Nobody Told Me That My Insurance Company Did Not Pay The Hospital. – Alex

“Dear Steve,

I visited hospital and did x-ray and other laboratory test. I was told that my insurance would have paid it. I paid copay first time and I thought that was it. Nobody told me the possible amount that I must have paid.

My insurance company denied all amount because they stated that it’s pre existing condition. The total charge is about USD 2,000. I am a college student and hardly pay my tuition and fees. I physically can not afford this amount. I got letter from the hospital and it says “If I do not submit the payment during 30 days my account will be sent to the central billing office”.

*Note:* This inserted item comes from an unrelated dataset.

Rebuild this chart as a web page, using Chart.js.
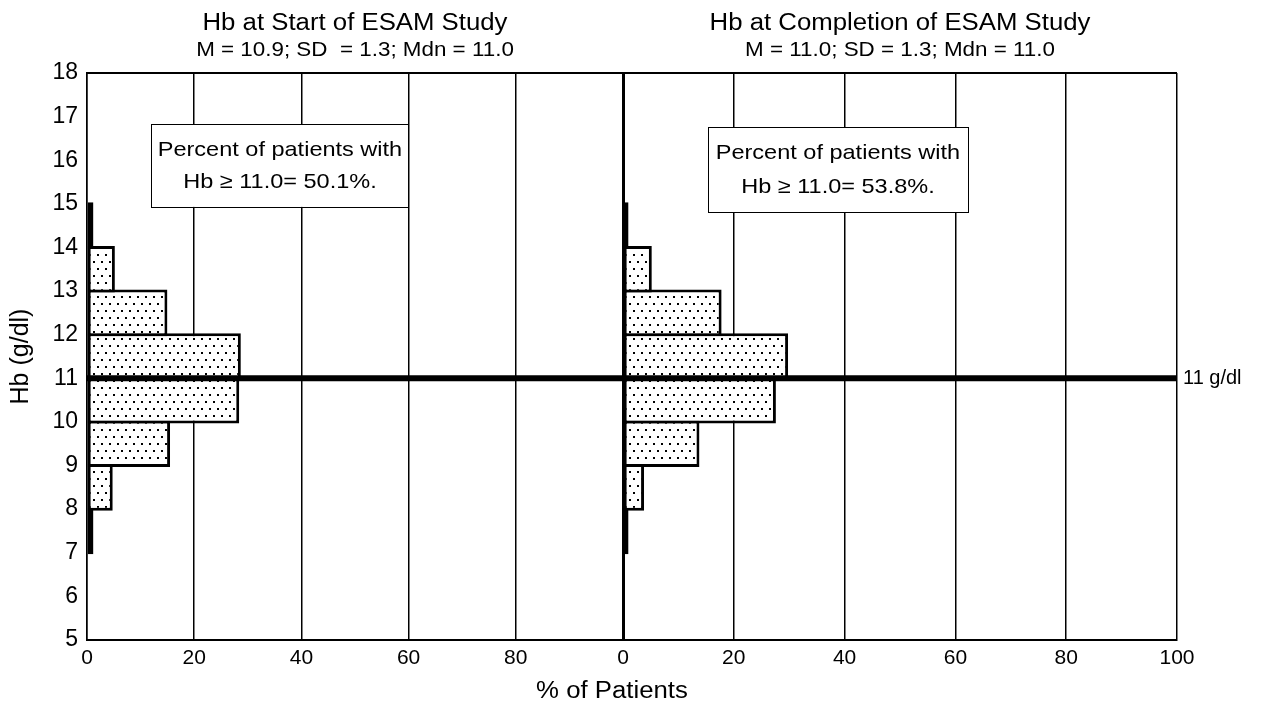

My question is, I can not pay this amount, what happens If I do not pay. or what is the best option here to do. Thank you very much


Dear Alex,

Health insurance benefits are an often misunderstood part of finances. Many people think that health insurance is responsible for certain parts of your liability to a health care provider. And even health professionals begin to believe this but it is not true.

When you have any type of medical service performed ultimately you are totally responsible for the bill and any payment from your insurance company is there to help relive a part of your obligation. If the insurance company denies the claim for service for whatever reason, you remain 100% responsible for the debt.

You have a couple of options here.

  1. If you feel that the claim was unfairly denied you can appeal the decision with your health insurance company and how they reverse their decision.
  2. You can attempt to make mutually agreeable repayment arrangement with the hospital for the debt. The hospital should be agreeable to some sort of monthly payment plan to resolve this debt.

If neither of those options works out for you then it would be within the right of the hospital to send you account out for collection. These days, medical providers seem to be getting more aggressive about collecting debts and if the debt went on without some sort of plan or resolution then you could be sued by the hospital for repayment.

Your situation unfortunately highlights the need for a better health care system in the U.S. that eliminates situations like this. Yours is a good example of why medical debts are a large reason why people wind up going bankrupt when faced with no other solution to a medical debt.